→ Dataset extract
═══
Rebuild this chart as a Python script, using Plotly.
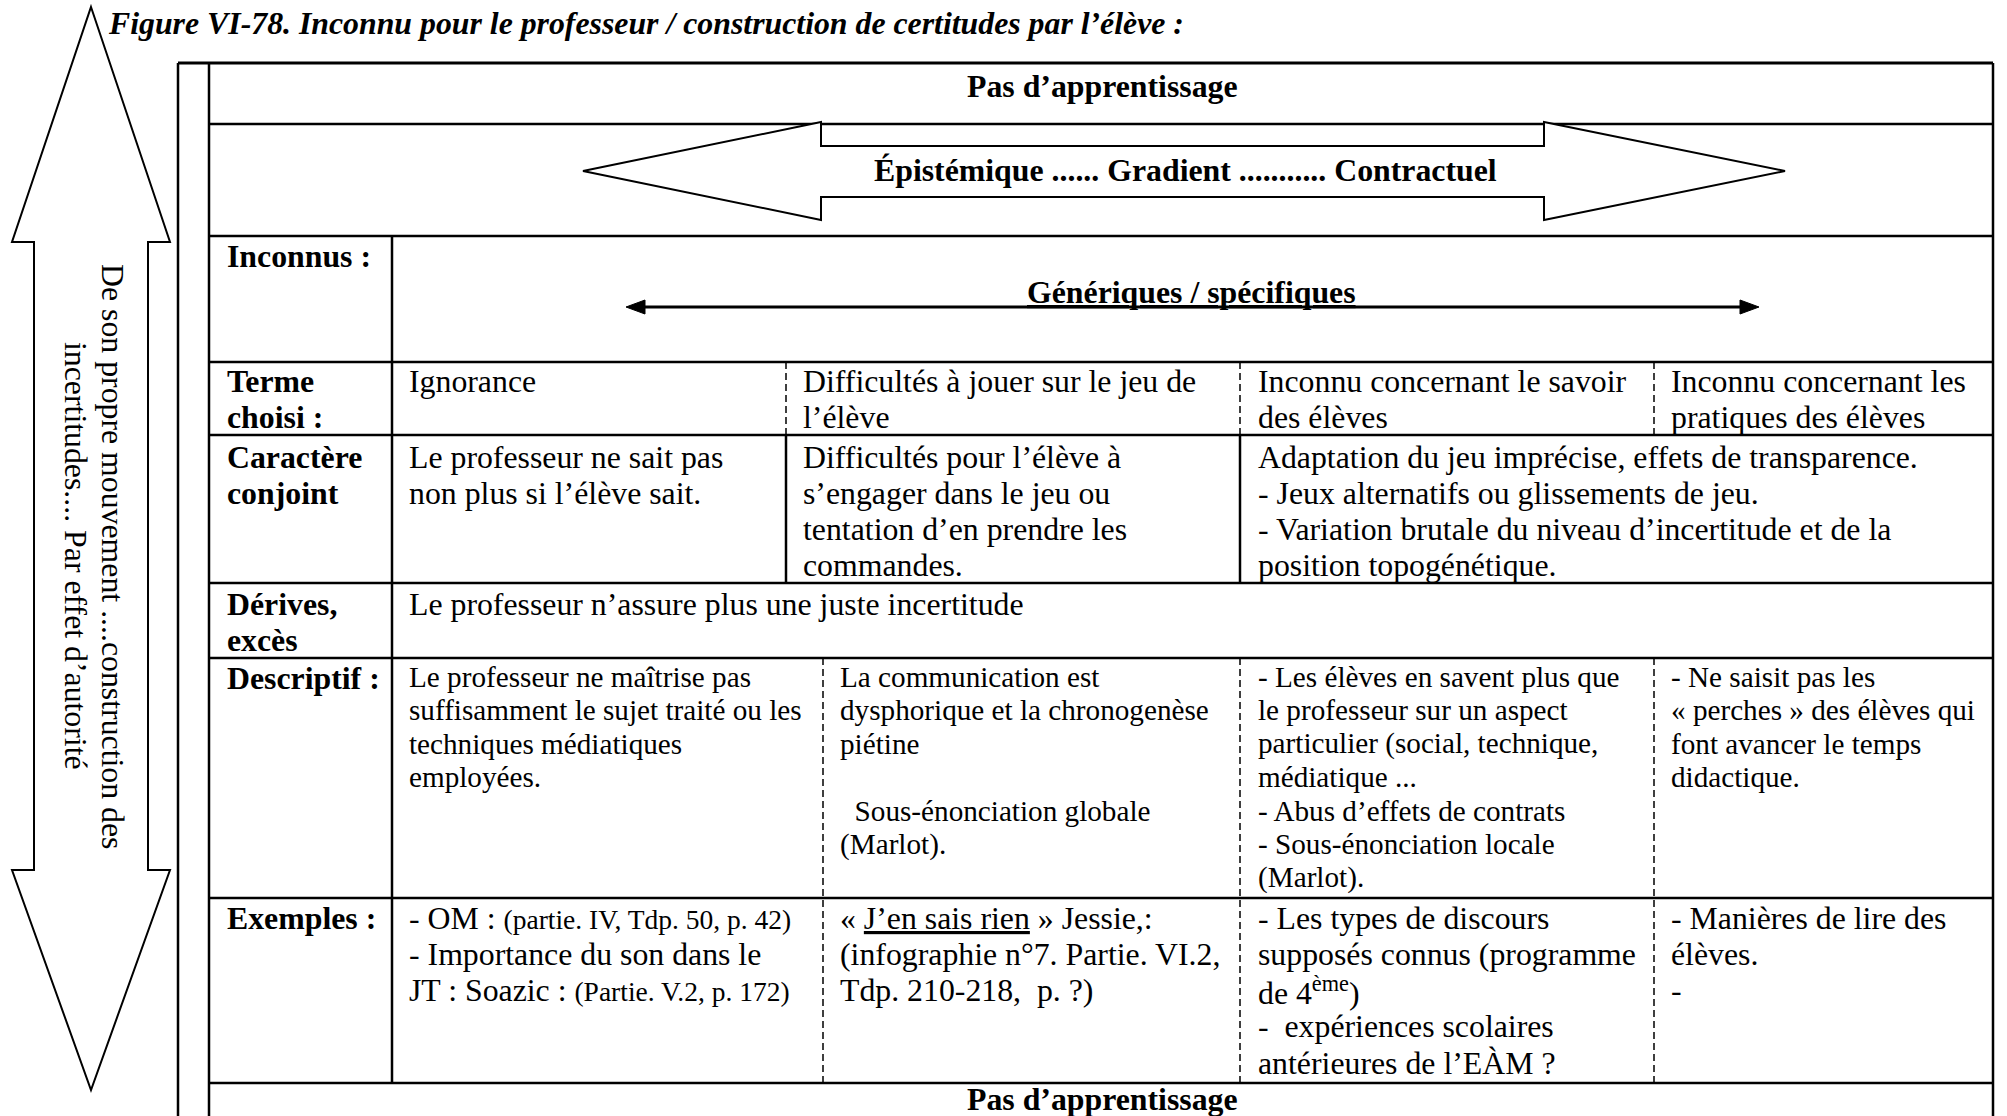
═══
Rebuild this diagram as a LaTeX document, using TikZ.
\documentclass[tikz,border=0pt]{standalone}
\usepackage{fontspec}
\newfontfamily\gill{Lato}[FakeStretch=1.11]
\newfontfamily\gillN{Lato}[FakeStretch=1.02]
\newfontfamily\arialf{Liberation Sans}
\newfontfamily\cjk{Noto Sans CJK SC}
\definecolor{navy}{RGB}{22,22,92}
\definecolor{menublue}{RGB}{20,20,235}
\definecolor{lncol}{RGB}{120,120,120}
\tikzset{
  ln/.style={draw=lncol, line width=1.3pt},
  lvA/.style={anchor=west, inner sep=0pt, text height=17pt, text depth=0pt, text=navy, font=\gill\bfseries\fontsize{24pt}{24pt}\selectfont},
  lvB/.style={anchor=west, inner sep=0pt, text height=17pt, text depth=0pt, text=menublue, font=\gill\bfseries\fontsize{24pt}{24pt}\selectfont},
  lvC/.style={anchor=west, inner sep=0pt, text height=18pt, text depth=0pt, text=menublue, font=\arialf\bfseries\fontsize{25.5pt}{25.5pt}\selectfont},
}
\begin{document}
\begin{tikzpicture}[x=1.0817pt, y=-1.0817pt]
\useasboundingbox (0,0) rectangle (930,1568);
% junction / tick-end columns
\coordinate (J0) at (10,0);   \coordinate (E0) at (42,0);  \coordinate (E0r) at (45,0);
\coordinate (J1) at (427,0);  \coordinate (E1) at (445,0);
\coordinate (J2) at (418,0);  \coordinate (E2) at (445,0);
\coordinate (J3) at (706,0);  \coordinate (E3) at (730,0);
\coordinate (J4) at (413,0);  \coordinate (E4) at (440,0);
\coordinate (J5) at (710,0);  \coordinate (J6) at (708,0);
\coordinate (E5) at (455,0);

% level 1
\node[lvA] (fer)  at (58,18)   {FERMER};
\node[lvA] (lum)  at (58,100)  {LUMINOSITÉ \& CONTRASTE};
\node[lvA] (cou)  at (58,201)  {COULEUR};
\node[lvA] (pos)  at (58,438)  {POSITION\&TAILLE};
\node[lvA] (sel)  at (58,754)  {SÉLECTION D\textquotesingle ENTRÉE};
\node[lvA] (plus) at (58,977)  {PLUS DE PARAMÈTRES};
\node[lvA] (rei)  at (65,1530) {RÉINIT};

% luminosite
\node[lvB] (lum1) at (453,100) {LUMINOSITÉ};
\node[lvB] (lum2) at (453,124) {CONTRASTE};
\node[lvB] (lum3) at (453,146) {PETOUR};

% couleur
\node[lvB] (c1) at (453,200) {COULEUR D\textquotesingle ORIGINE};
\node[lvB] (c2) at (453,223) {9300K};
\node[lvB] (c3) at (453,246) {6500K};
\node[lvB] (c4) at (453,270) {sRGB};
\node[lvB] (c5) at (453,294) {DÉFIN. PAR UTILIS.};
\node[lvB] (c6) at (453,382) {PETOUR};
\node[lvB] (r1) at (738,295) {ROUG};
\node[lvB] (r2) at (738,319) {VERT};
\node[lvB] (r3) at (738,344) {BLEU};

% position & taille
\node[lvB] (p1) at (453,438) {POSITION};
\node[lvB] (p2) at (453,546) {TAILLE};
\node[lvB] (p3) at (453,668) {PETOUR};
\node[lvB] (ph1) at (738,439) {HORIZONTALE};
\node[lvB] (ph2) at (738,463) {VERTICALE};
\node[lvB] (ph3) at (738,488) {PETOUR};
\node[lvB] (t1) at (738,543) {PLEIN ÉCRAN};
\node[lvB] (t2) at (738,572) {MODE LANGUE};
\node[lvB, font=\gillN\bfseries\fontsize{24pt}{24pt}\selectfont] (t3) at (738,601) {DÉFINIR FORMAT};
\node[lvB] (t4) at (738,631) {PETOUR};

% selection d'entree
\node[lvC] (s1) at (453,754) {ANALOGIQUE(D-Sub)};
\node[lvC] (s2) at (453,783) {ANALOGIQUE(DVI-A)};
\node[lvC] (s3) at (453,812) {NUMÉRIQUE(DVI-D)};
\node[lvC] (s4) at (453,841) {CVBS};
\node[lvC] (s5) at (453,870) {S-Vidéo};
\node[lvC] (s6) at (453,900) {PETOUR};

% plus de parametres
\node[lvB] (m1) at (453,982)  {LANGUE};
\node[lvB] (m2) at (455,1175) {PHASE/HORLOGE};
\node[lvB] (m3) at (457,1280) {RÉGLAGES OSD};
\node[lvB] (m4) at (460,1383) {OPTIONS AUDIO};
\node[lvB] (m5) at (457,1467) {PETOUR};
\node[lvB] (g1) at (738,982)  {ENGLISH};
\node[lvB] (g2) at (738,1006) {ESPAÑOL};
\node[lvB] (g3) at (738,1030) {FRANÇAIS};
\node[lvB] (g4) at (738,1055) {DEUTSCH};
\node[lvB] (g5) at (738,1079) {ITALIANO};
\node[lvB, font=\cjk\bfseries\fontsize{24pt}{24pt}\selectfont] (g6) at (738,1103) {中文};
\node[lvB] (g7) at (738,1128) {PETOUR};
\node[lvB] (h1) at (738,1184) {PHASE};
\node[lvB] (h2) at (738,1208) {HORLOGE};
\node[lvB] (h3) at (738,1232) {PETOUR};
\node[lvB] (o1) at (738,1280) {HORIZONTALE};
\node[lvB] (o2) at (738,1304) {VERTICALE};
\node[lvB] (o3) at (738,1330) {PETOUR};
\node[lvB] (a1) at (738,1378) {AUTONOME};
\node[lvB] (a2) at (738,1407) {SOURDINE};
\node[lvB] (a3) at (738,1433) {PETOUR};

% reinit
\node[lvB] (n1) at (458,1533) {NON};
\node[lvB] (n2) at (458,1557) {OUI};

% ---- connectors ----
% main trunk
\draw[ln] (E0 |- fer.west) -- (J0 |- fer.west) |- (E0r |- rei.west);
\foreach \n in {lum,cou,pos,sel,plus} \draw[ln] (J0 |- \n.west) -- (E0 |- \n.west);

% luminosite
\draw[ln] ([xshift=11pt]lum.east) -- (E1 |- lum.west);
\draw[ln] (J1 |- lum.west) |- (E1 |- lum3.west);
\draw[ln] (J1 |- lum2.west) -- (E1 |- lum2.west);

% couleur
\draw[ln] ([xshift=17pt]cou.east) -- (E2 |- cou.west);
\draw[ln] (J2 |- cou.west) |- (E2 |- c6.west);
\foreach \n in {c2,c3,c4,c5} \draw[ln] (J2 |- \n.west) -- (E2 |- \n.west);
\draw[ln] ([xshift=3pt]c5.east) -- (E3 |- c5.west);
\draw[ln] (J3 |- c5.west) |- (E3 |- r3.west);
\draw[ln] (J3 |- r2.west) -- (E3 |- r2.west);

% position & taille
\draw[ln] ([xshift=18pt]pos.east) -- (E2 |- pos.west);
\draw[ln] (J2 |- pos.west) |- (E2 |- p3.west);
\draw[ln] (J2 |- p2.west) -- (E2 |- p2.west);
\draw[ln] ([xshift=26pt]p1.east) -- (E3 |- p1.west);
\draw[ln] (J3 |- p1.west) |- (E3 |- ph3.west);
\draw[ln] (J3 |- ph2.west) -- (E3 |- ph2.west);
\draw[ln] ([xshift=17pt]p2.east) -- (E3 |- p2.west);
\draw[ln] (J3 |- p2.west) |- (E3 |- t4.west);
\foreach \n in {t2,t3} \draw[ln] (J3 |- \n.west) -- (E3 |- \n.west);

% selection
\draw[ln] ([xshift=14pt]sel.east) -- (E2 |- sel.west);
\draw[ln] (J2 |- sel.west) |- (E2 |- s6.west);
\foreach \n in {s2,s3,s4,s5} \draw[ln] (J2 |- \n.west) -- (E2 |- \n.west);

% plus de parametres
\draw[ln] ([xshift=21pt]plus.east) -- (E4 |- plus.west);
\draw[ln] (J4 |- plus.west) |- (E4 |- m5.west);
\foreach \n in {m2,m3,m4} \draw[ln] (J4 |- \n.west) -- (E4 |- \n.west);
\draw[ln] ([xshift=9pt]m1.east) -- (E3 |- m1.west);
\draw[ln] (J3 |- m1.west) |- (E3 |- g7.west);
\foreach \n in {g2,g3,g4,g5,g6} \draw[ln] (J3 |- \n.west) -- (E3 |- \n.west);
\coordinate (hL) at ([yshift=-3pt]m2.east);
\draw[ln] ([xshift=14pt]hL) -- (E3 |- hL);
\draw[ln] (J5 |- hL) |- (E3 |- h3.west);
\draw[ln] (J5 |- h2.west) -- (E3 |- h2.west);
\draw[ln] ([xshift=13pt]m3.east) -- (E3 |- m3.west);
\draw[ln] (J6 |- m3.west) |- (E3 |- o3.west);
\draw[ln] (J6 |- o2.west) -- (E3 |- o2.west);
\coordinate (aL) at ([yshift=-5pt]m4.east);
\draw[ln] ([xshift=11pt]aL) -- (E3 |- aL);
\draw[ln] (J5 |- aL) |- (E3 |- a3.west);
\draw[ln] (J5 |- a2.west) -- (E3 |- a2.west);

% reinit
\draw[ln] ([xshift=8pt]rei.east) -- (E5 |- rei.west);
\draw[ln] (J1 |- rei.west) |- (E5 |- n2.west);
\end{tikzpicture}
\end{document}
═══
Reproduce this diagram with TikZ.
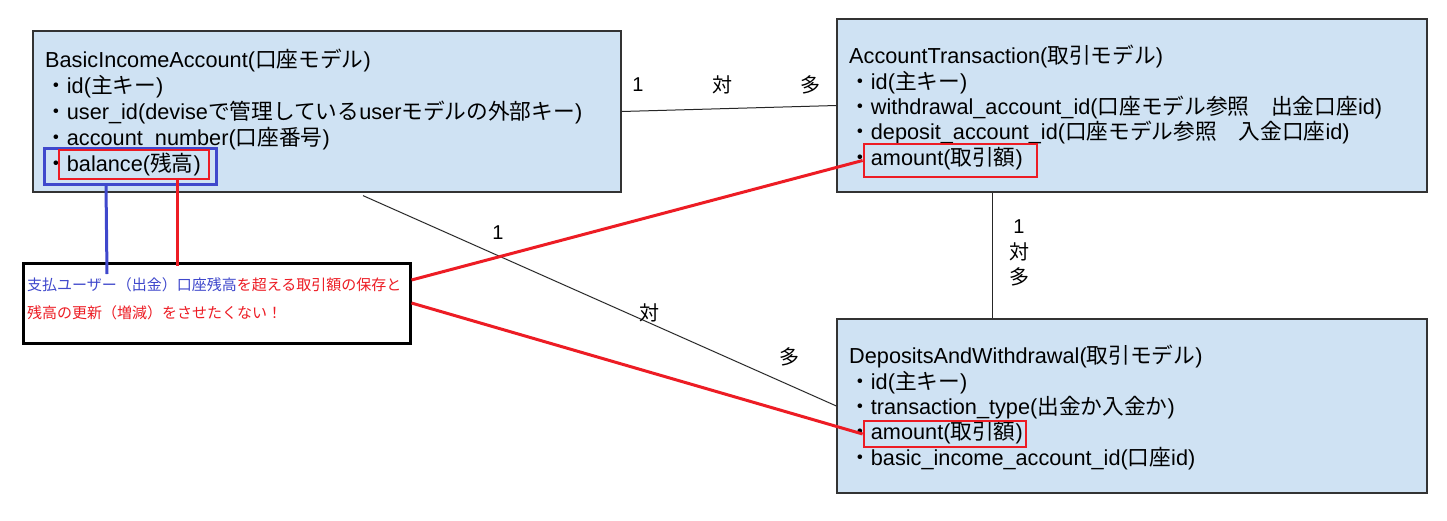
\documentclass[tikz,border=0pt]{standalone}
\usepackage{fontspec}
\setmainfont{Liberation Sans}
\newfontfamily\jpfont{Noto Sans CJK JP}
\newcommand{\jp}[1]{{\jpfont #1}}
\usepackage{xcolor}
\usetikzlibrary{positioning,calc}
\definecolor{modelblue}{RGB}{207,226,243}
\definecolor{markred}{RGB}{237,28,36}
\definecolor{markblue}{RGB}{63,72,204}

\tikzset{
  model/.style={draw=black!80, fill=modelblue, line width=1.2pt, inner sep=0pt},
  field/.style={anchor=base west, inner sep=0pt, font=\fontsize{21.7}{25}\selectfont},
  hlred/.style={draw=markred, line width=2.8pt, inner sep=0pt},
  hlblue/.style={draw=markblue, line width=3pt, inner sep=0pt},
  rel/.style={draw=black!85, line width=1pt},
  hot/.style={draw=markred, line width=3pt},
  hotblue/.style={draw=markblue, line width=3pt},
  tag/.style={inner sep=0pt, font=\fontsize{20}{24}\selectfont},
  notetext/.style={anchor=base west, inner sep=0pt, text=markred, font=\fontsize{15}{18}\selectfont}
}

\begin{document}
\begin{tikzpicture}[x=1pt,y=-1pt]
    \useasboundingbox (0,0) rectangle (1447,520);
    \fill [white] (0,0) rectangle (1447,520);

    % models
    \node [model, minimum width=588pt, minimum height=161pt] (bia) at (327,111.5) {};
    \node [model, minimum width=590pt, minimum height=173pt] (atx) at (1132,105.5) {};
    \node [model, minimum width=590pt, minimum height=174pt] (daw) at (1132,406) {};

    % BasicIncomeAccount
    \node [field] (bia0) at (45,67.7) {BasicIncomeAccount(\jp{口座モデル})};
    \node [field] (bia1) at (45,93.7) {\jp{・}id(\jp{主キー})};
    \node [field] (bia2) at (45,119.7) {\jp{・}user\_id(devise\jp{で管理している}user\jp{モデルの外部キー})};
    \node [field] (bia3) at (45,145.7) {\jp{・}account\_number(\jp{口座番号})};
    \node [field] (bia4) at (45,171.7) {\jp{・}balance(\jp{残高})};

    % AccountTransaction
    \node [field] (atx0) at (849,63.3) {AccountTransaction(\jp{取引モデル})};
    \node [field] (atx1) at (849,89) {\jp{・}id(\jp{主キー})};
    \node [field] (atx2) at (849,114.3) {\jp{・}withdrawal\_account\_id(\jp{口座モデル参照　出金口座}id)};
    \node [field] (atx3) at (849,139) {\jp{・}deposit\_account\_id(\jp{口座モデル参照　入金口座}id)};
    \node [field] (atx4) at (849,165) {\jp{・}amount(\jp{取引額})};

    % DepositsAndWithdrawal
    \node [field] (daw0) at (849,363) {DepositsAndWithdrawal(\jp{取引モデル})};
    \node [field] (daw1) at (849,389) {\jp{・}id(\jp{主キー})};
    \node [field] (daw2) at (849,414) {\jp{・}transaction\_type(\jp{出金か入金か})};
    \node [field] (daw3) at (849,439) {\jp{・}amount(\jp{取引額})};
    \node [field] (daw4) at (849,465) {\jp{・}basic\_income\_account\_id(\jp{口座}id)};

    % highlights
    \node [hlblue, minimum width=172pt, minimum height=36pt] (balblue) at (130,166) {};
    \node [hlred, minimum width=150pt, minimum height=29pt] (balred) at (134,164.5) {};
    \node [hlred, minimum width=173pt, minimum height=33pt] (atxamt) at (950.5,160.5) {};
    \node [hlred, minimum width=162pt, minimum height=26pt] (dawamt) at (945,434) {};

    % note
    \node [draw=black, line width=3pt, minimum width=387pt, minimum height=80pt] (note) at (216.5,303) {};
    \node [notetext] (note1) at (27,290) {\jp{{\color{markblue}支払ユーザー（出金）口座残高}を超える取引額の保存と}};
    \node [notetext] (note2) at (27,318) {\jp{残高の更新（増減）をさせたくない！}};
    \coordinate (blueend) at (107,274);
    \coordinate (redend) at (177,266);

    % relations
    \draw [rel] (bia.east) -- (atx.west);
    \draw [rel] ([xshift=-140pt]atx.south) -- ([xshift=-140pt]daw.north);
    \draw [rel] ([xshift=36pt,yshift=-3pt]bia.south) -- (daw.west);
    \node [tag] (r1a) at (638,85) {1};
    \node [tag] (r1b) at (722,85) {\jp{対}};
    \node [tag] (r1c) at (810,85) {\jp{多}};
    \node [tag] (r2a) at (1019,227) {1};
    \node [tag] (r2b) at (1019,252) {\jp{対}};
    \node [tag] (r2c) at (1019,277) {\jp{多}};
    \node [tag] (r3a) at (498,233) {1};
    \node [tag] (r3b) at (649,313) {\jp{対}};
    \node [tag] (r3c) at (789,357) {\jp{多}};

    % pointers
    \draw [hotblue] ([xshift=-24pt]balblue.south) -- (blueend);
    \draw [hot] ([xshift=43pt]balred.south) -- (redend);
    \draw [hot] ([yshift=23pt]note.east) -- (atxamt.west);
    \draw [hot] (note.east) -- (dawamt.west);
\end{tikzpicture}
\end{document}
═══
→ Instructions to follow
Within the listing above, locate the line containing "Rebuild this diagram" and the line containing "(lum3) at (453,146)". Reproduce those two lines and all lines between them exactly, with nothing added.

→ Task output
Rebuild this diagram as a LaTeX document, using TikZ.
\documentclass[tikz,border=0pt]{standalone}
\usepackage{fontspec}
\newfontfamily\gill{Lato}[FakeStretch=1.11]
\newfontfamily\gillN{Lato}[FakeStretch=1.02]
\newfontfamily\arialf{Liberation Sans}
\newfontfamily\cjk{Noto Sans CJK SC}
\definecolor{navy}{RGB}{22,22,92}
\definecolor{menublue}{RGB}{20,20,235}
\definecolor{lncol}{RGB}{120,120,120}
\tikzset{
  ln/.style={draw=lncol, line width=1.3pt},
  lvA/.style={anchor=west, inner sep=0pt, text height=17pt, text depth=0pt, text=navy, font=\gill\bfseries\fontsize{24pt}{24pt}\selectfont},
  lvB/.style={anchor=west, inner sep=0pt, text height=17pt, text depth=0pt, text=menublue, font=\gill\bfseries\fontsize{24pt}{24pt}\selectfont},
  lvC/.style={anchor=west, inner sep=0pt, text height=18pt, text depth=0pt, text=menublue, font=\arialf\bfseries\fontsize{25.5pt}{25.5pt}\selectfont},
}
\begin{document}
\begin{tikzpicture}[x=1.0817pt, y=-1.0817pt]
\useasboundingbox (0,0) rectangle (930,1568);
% junction / tick-end columns
\coordinate (J0) at (10,0);   \coordinate (E0) at (42,0);  \coordinate (E0r) at (45,0);
\coordinate (J1) at (427,0);  \coordinate (E1) at (445,0);
\coordinate (J2) at (418,0);  \coordinate (E2) at (445,0);
\coordinate (J3) at (706,0);  \coordinate (E3) at (730,0);
\coordinate (J4) at (413,0);  \coordinate (E4) at (440,0);
\coordinate (J5) at (710,0);  \coordinate (J6) at (708,0);
\coordinate (E5) at (455,0);

% level 1
\node[lvA] (fer)  at (58,18)   {FERMER};
\node[lvA] (lum)  at (58,100)  {LUMINOSITÉ \& CONTRASTE};
\node[lvA] (cou)  at (58,201)  {COULEUR};
\node[lvA] (pos)  at (58,438)  {POSITION\&TAILLE};
\node[lvA] (sel)  at (58,754)  {SÉLECTION D\textquotesingle ENTRÉE};
\node[lvA] (plus) at (58,977)  {PLUS DE PARAMÈTRES};
\node[lvA] (rei)  at (65,1530) {RÉINIT};

% luminosite
\node[lvB] (lum1) at (453,100) {LUMINOSITÉ};
\node[lvB] (lum2) at (453,124) {CONTRASTE};
\node[lvB] (lum3) at (453,146) {PETOUR};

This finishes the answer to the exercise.